── STORED ROWS ──

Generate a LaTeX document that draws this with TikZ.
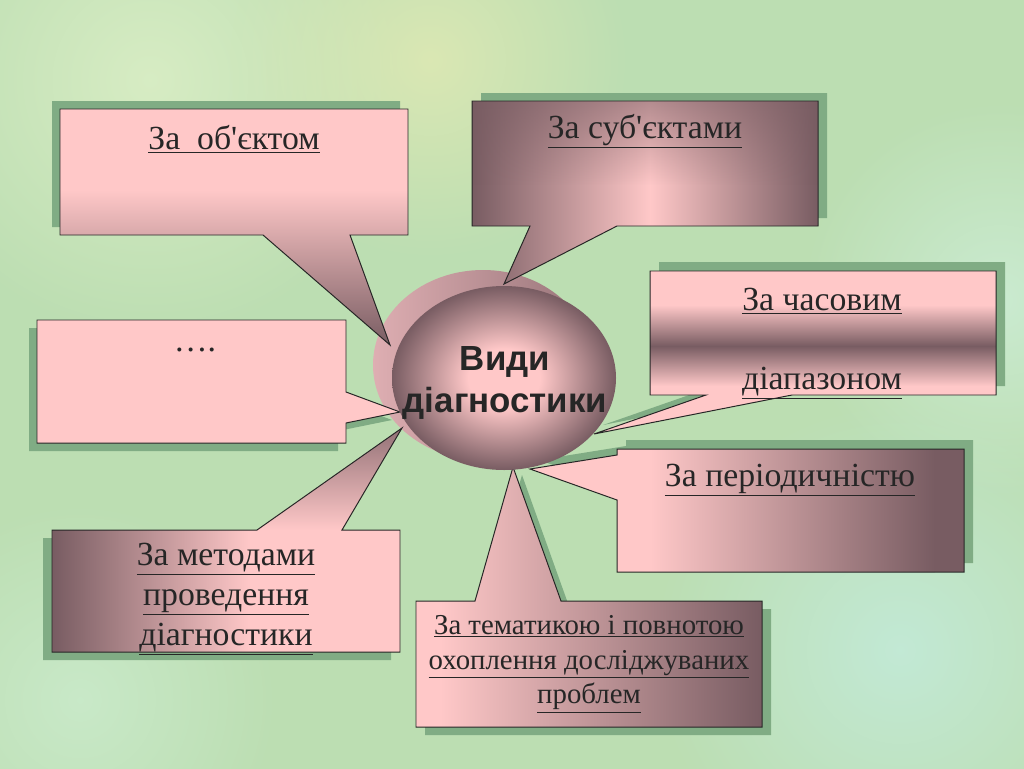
\documentclass[tikz,border=0pt]{standalone}
\usepackage{fontspec}
\setmainfont{Liberation Serif}
\newfontfamily\headfont{Liberation Sans}
\usetikzlibrary{shapes.geometric, fadings}

\definecolor{bgGreen}{RGB}{188,222,178}
\definecolor{shadowGreen}{RGB}{128,172,132}
\definecolor{pinkLight}{RGB}{255,200,200}
\definecolor{mauveDark}{RGB}{120,92,98}
\definecolor{backLight}{RGB}{222,174,178}
\definecolor{backDark}{RGB}{150,115,120}
\definecolor{inkGrey}{RGB}{38,38,38}
\definecolor{spotA}{RGB}{222,240,200}
\definecolor{spotB}{RGB}{226,234,180}
\definecolor{spotC}{RGB}{196,236,222}
\definecolor{spotD}{RGB}{206,238,216}
\definecolor{spotE}{RGB}{204,236,206}

\pgfdeclareradialshading{orb}{\pgfpoint{0bp}{0bp}}{color(0bp)=(pinkLight); color(8bp)=(pinkLight); color(25bp)=(mauveDark); color(50bp)=(mauveDark)}
\tikzfading[name=softblob, inner color=transparent!20, outer color=transparent!100]
\tikzfading[name=fadedown, top color=transparent!45, bottom color=transparent!100]

% callout outlines, in pixels of the slide
\def\objShape{(60,109) -- (408,109) -- (408,235) -- (350,235) -- (390,345) -- (263,235) -- (60,235) -- cycle}
\def\subjShape{(472,101) -- (818,101) -- (818,226) -- (617,226) -- (504,284) -- (530,226) -- (472,226) -- cycle}
\def\timeShape{(650,271) -- (996,271) -- (996,395) -- (792,395) -- (594,434) -- (706,395) -- (650,395) -- cycle}
\def\periodShape{(617,449) -- (964,449) -- (964,572) -- (617,572) -- (617,500) -- (530,469) -- (617,455) -- cycle}
\def\themeShape{(416,601) -- (475,601) -- (513,467) -- (561,601) -- (762,601) -- (762,727) -- (416,727) -- cycle}
\def\methodShape{(52,530) -- (257,530) -- (402,428) -- (342,530) -- (400,530) -- (400,652) -- (52,652) -- cycle}
\def\dotsShape{(37,320) -- (346,320) -- (346,392) -- (400,412) -- (346,423) -- (346,443) -- (37,443) -- cycle}

\begin{document}
\begin{tikzpicture}[x=0.25mm, y=-0.25mm]
    \tikzstyle{shadow} = [fill=shadowGreen]
    \tikzstyle{outline} = [draw=inkGrey, line width=0.7pt]
    \tikzstyle{boxtext} = [text=inkGrey, align=center, font=\fontsize{24}{28.3}\selectfont]
    \tikzstyle{smalltext} = [text=inkGrey, align=center, font=\fontsize{20.5}{24.8}\selectfont]
    \tikzstyle{blob} = [path fading=softblob]

    % background
    \useasboundingbox (0,0) rectangle (1024,768);
    \fill[bgGreen] (-4,-4) rectangle (1028,772);
    \fill[blob, fill=spotA] (150,80) circle (65mm);
    \fill[blob, fill=spotB] (430,60) circle (50mm);
    \fill[blob, fill=spotC] (900,650) circle (62mm);
    \fill[blob, fill=spotD] (1000,300) circle (50mm);
    \fill[blob, fill=spotE] (80,700) circle (50mm);

    % back of the centre disc
    \shade[left color=backLight, right color=backDark] (483,365) ellipse [x radius=27.5mm, y radius=23.75mm];

    % shadows
    \fill[shadow, shift={(-8,-8)}] \objShape;
    \fill[shadow, shift={(9,-8)}] \subjShape;
    \fill[shadow, shift={(9,-9)}] \timeShape;
    \fill[shadow, shift={(9,-9)}] \periodShape;
    \fill[shadow, shift={(9,8)}] \themeShape;
    \fill[shadow, shift={(-9,8)}] \methodShape;
    \fill[shadow, shift={(-8,8)}] \dotsShape;

    % За об'єктом
    \begin{scope}
        \clip \objShape;
        \fill[pinkLight] (60,109) rectangle (408,190);
        \shade[top color=pinkLight, bottom color=mauveDark] (60,190) rectangle (408,346);
    \end{scope}
    \draw[outline] \objShape;

    % За суб'єктами
    \begin{scope}
        \clip \subjShape;
        \shade[left color=mauveDark, right color=pinkLight] (472,101) rectangle (650,285);
        \shade[left color=pinkLight, right color=mauveDark] (650,101) rectangle (818,285);
        \fill[mauveDark, path fading=fadedown] (472,101) rectangle (818,185);
    \end{scope}
    \draw[outline] \subjShape;

    % За часовим діапазоном
    \begin{scope}
        \clip \timeShape;
        \fill[pinkLight] (594,271) rectangle (996,305);
        \shade[top color=pinkLight, bottom color=mauveDark] (594,305) rectangle (996,346);
        \shade[top color=mauveDark, bottom color=pinkLight] (594,346) rectangle (996,386);
        \fill[pinkLight] (594,386) rectangle (996,435);
    \end{scope}
    \draw[outline] \timeShape;

    % За періодичністю
    \begin{scope}
        \clip \periodShape;
        \fill[pinkLight] (530,449) rectangle (650,572);
        \shade[left color=pinkLight, right color=mauveDark] (650,449) rectangle (935,572);
        \fill[mauveDark] (935,449) rectangle (964,572);
    \end{scope}
    \draw[outline] \periodShape;

    % За тематикою
    \begin{scope}
        \clip \themeShape;
        \fill[pinkLight] (416,467) rectangle (440,727);
        \shade[left color=pinkLight, right color=mauveDark] (440,467) rectangle (762,727);
    \end{scope}
    \draw[outline] \themeShape;

    % За методами
    \begin{scope}
        \clip \methodShape;
        \fill[pinkLight] (52,428) rectangle (402,652);
        \shade[left color=mauveDark, right color=pinkLight] (52,530) rectangle (250,652);
        \shade[top color=mauveDark!80!pinkLight, bottom color=pinkLight] (257,428) rectangle (402,530);
    \end{scope}
    \draw[outline] \methodShape;

    % ....
    \fill[pinkLight] \dotsShape;
    \draw[outline] \dotsShape;

    % centre disc
    \node[ellipse, shading=orb, minimum width=56mm, minimum height=46mm, inner sep=0pt] (vydy) at (504,378) {};
    \node[text=inkGrey, align=center, font=\headfont\bfseries\fontsize{24.8}{30}\selectfont]
        (vydyLabel) at (505,383) {Види\\діагностики};

    % labels
    \node[boxtext] (objLabel) at (234,139) {\underline{За\ \ об\textquotesingle єктом}};
    \node[boxtext] (subjLabel) at (645,131) {\underline{За суб\textquotesingle єктами}};
    \node[boxtext] (timeTop) at (822,301) {\underline{За часовим}};
    \node[boxtext] (timeBottom) at (822,383) {\underline{діапазоном}};
    \node[boxtext] (periodLabel) at (790,480) {\underline{За періодичністю}};
    \node[boxtext] (methodLabel) at (226,599) {\underline{За методами}\\\underline{проведення}\\\underline{діагностики}};
    \node[smalltext] (themeLabel) at (589,664) {\underline{За тематикою і повнотою}\\\underline{охоплення досліджуваних}\\\underline{проблем}};
    \node[boxtext] (dotsLabel) at (195,350) {….};
\end{tikzpicture}
\end{document}
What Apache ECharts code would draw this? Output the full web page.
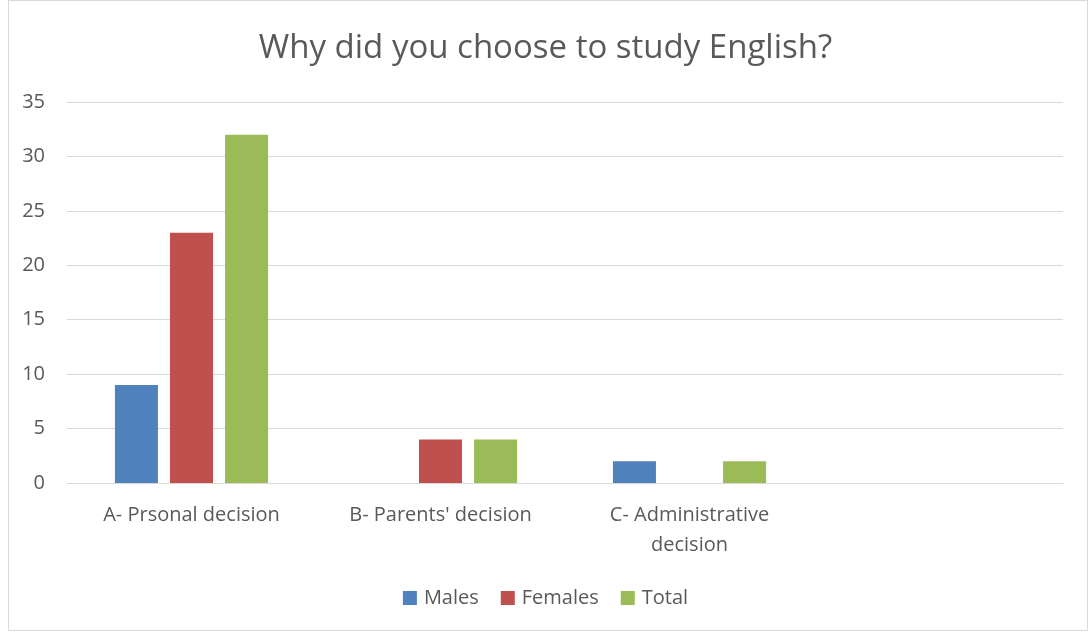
<!DOCTYPE html>
<html>
<head>
<meta charset="utf-8">
<script src="https://cdn.jsdelivr.net/npm/echarts@6/dist/echarts.min.js"></script>
<style>
  html, body { margin: 0; padding: 0; background: #fff; }
  #frame { position: absolute; left: 8px; top: 0px; width: 1080px; height: 631px; border: 1px solid #d9d9d9; box-sizing: border-box; }
  #chart { position: absolute; left: 0; top: 0; width: 1091px; height: 634px; }
</style>
</head>
<body>
<div id="frame"></div>
<div id="chart"></div>
<script>
// Survey answers by reason and gender
const categories = ['A- Prsonal decision', "B- Parents' decision", 'C- Administrative\ndecision', ''];
const males   = [9, null, 2, null];
const females = [23, 4, null, null];
const total   = [32, 4, 2, null];
const yTicks  = { min: 0, max: 35, interval: 5 };

const textColor = '#595959';
const font = 'Open Sans';

const chart = echarts.init(document.getElementById('chart'), null, { renderer: 'canvas' });
chart.setOption({
  animation: false,
  title: {
    text: 'Why did you choose to study English?',
    left: 'center',
    top: 27,
    textStyle: { fontFamily: font, fontSize: 33, fontWeight: 'normal', color: textColor }
  },
  legend: {
    bottom: 21,
    left: 'center',
    itemWidth: 14,
    itemHeight: 14,
    itemGap: 22,
    icon: 'rect',
    textStyle: { fontFamily: font, fontSize: 20, color: textColor, padding: [0, 0, 0, 2] },
    data: ['Males', 'Females', 'Total']
  },
  grid: { left: 67, right: 28, top: 102, bottom: 151, containLabel: false },
  xAxis: {
    type: 'category',
    data: categories,
    axisLine: { lineStyle: { color: '#d9d9d9', width: 1 } },
    axisTick: { show: false },
    axisLabel: { fontFamily: font, fontSize: 20, color: textColor, margin: 17, lineHeight: 30, interval: 0 }
  },
  yAxis: {
    type: 'value',
    min: yTicks.min,
    max: yTicks.max,
    interval: yTicks.interval,
    axisLine: { show: false },
    axisTick: { show: false },
    axisLabel: { fontFamily: font, fontSize: 20, color: textColor, margin: 22 },
    splitLine: { lineStyle: { color: '#d9d9d9', width: 1 } }
  },
  series: [
    { name: 'Males', type: 'bar', data: males, itemStyle: { color: '#4f81bd' }, barGap: '28%', barCategoryGap: '38.5%' },
    { name: 'Females', type: 'bar', data: females, itemStyle: { color: '#c0504d' } },
    { name: 'Total', type: 'bar', data: total, itemStyle: { color: '#9bbb59' } }
  ]
});
</script>
</body>
</html>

───

> _INSTRUCTIONS TO FOLLOW_:
Reply with the number of lines in the preceding entries that contain "this", and no other words.

> _COMPLETED TASK_:
2